* _Work instructions_
Drop every picture, then transcribe the remaining data exactly.

* _Given data_
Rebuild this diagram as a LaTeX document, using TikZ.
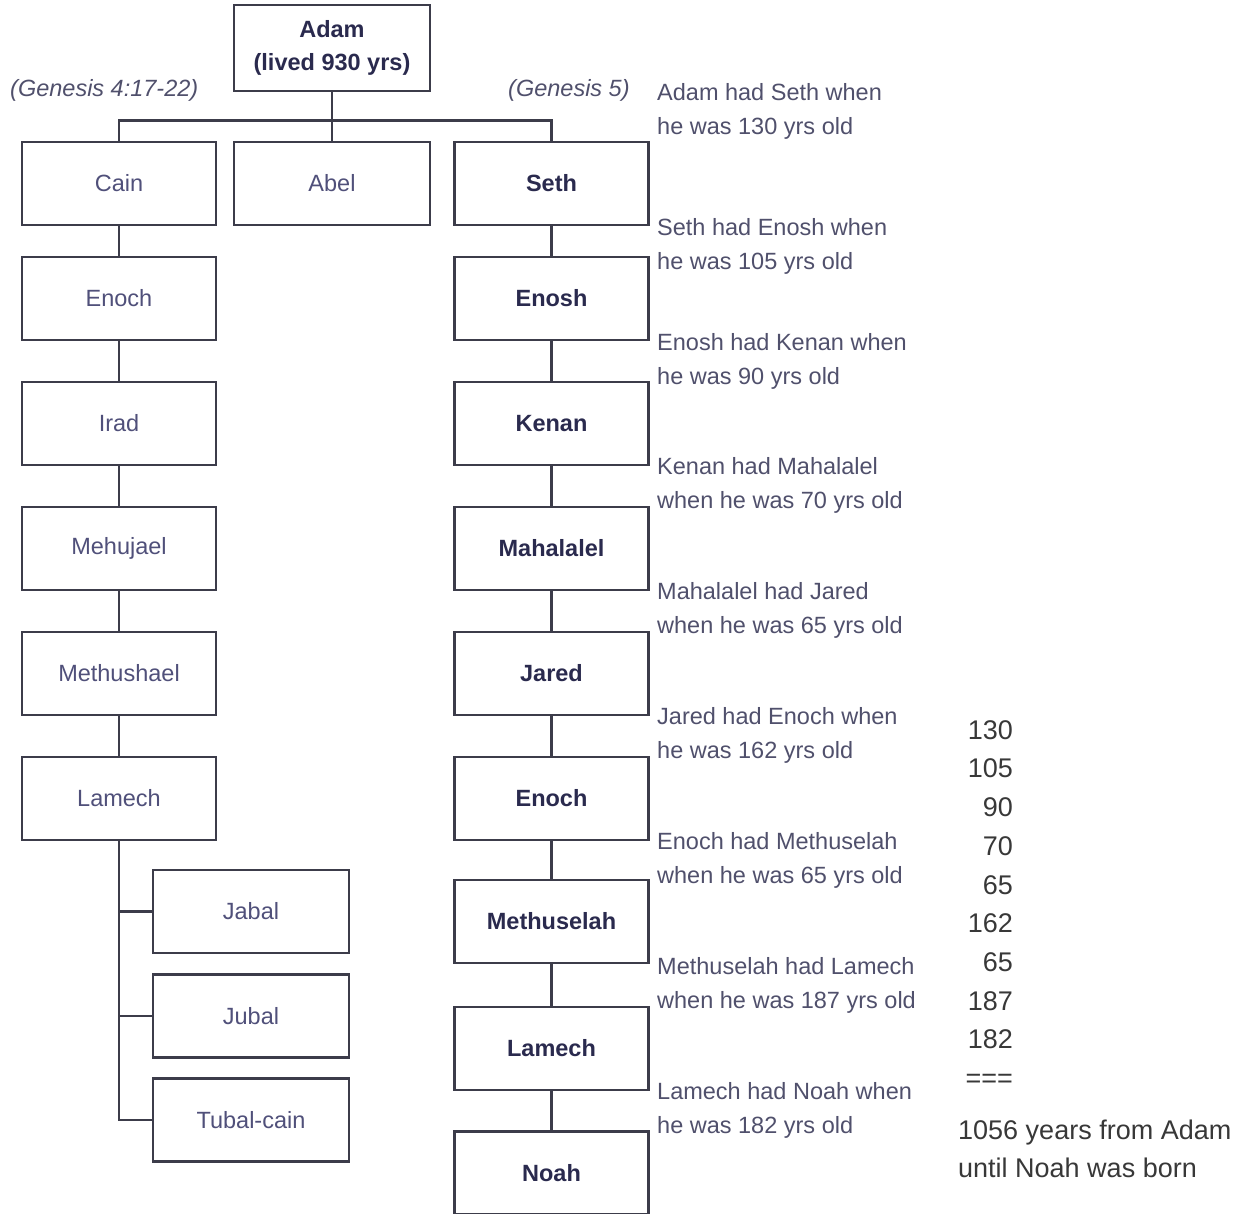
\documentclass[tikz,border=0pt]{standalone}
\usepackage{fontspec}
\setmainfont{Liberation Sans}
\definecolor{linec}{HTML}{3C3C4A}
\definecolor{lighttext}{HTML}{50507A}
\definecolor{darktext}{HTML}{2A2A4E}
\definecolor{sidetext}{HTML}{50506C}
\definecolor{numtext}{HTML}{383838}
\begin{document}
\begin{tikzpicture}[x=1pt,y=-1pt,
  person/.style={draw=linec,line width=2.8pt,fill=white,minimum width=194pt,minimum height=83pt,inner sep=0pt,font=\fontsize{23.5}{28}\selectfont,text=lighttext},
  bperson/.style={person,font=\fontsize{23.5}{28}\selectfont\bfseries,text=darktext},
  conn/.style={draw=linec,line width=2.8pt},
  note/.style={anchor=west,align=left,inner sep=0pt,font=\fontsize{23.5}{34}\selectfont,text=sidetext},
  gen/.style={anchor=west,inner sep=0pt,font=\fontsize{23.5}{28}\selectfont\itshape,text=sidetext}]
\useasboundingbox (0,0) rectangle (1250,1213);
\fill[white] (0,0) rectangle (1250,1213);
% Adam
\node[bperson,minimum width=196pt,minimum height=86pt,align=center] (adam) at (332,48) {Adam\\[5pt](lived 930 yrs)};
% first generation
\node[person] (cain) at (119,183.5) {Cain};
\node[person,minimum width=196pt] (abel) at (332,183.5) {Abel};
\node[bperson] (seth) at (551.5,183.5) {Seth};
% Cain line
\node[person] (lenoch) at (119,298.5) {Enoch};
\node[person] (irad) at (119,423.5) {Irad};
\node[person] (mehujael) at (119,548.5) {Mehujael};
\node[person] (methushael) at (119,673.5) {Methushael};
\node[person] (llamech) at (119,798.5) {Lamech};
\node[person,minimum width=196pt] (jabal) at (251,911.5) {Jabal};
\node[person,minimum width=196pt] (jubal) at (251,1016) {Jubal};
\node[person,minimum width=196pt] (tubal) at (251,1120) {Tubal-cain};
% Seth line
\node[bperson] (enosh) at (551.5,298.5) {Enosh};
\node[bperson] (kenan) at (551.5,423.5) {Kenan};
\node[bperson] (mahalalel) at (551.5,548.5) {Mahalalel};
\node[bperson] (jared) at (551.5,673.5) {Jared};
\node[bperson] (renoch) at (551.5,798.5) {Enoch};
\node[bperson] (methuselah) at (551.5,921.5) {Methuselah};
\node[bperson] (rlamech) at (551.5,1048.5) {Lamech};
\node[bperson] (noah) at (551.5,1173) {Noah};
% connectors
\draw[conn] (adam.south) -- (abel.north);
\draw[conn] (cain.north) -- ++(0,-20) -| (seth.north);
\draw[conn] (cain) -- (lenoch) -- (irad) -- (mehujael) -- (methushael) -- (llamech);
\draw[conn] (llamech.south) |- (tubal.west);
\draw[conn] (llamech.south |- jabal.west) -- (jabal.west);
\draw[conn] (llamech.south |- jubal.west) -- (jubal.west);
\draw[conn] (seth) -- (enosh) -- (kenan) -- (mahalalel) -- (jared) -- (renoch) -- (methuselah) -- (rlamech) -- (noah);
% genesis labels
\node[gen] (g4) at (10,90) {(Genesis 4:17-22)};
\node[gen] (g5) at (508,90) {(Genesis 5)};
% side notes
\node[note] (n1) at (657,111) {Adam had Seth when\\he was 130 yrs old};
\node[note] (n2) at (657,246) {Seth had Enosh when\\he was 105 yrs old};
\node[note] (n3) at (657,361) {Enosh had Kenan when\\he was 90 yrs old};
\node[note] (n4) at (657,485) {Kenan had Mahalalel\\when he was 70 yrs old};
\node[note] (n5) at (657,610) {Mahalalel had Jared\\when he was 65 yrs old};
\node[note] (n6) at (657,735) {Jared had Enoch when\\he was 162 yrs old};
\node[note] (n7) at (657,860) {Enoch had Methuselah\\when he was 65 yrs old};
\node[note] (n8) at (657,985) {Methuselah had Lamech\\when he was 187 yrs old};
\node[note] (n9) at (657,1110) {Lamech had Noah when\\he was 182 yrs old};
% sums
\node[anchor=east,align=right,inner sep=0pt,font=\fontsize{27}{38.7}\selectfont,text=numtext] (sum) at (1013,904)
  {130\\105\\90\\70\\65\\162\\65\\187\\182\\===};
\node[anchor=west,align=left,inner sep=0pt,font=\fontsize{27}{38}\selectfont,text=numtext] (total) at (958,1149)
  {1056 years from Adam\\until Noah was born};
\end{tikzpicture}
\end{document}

* _Written solution_
Rebuild this diagram as a LaTeX document, using TikZ.
\documentclass[tikz,border=0pt]{standalone}
\usepackage{fontspec}
\setmainfont{Liberation Sans}
\definecolor{linec}{HTML}{3C3C4A}
\definecolor{lighttext}{HTML}{50507A}
\definecolor{darktext}{HTML}{2A2A4E}
\definecolor{sidetext}{HTML}{50506C}
\definecolor{numtext}{HTML}{383838}
\begin{document}
\begin{tikzpicture}[x=1pt,y=-1pt,
  person/.style={draw=linec,line width=2.8pt,fill=white,minimum width=194pt,minimum height=83pt,inner sep=0pt,font=\fontsize{23.5}{28}\selectfont,text=lighttext},
  bperson/.style={person,font=\fontsize{23.5}{28}\selectfont\bfseries,text=darktext},
  conn/.style={draw=linec,line width=2.8pt},
  note/.style={anchor=west,align=left,inner sep=0pt,font=\fontsize{23.5}{34}\selectfont,text=sidetext},
  gen/.style={anchor=west,inner sep=0pt,font=\fontsize{23.5}{28}\selectfont\itshape,text=sidetext}]
\useasboundingbox (0,0) rectangle (1250,1213);
\fill[white] (0,0) rectangle (1250,1213);
% Adam
\node[bperson,minimum width=196pt,minimum height=86pt,align=center] (adam) at (332,48) {Adam\\[5pt](lived 930 yrs)};
% first generation
\node[person] (cain) at (119,183.5) {Cain};
\node[person,minimum width=196pt] (abel) at (332,183.5) {Abel};
\node[bperson] (seth) at (551.5,183.5) {Seth};
% Cain line
\node[person] (lenoch) at (119,298.5) {Enoch};
\node[person] (irad) at (119,423.5) {Irad};
\node[person] (mehujael) at (119,548.5) {Mehujael};
\node[person] (methushael) at (119,673.5) {Methushael};
\node[person] (llamech) at (119,798.5) {Lamech};
\node[person,minimum width=196pt] (jabal) at (251,911.5) {Jabal};
\node[person,minimum width=196pt] (jubal) at (251,1016) {Jubal};
\node[person,minimum width=196pt] (tubal) at (251,1120) {Tubal-cain};
% Seth line
\node[bperson] (enosh) at (551.5,298.5) {Enosh};
\node[bperson] (kenan) at (551.5,423.5) {Kenan};
\node[bperson] (mahalalel) at (551.5,548.5) {Mahalalel};
\node[bperson] (jared) at (551.5,673.5) {Jared};
\node[bperson] (renoch) at (551.5,798.5) {Enoch};
\node[bperson] (methuselah) at (551.5,921.5) {Methuselah};
\node[bperson] (rlamech) at (551.5,1048.5) {Lamech};
\node[bperson] (noah) at (551.5,1173) {Noah};
% connectors
\draw[conn] (adam.south) -- (abel.north);
\draw[conn] (cain.north) -- ++(0,-20) -| (seth.north);
\draw[conn] (cain) -- (lenoch) -- (irad) -- (mehujael) -- (methushael) -- (llamech);
\draw[conn] (llamech.south) |- (tubal.west);
\draw[conn] (llamech.south |- jabal.west) -- (jabal.west);
\draw[conn] (llamech.south |- jubal.west) -- (jubal.west);
\draw[conn] (seth) -- (enosh) -- (kenan) -- (mahalalel) -- (jared) -- (renoch) -- (methuselah) -- (rlamech) -- (noah);
% genesis labels
\node[gen] (g4) at (10,90) {(Genesis 4:17-22)};
\node[gen] (g5) at (508,90) {(Genesis 5)};
% side notes
\node[note] (n1) at (657,111) {Adam had Seth when\\he was 130 yrs old};
\node[note] (n2) at (657,246) {Seth had Enosh when\\he was 105 yrs old};
\node[note] (n3) at (657,361) {Enosh had Kenan when\\he was 90 yrs old};
\node[note] (n4) at (657,485) {Kenan had Mahalalel\\when he was 70 yrs old};
\node[note] (n5) at (657,610) {Mahalalel had Jared\\when he was 65 yrs old};
\node[note] (n6) at (657,735) {Jared had Enoch when\\he was 162 yrs old};
\node[note] (n7) at (657,860) {Enoch had Methuselah\\when he was 65 yrs old};
\node[note] (n8) at (657,985) {Methuselah had Lamech\\when he was 187 yrs old};
\node[note] (n9) at (657,1110) {Lamech had Noah when\\he was 182 yrs old};
% sums
\node[anchor=east,align=right,inner sep=0pt,font=\fontsize{27}{38.7}\selectfont,text=numtext] (sum) at (1013,904)
  {130\\105\\90\\70\\65\\162\\65\\187\\182\\===};
\node[anchor=west,align=left,inner sep=0pt,font=\fontsize{27}{38}\selectfont,text=numtext] (total) at (958,1149)
  {1056 years from Adam\\until Noah was born};
\end{tikzpicture}
\end{document}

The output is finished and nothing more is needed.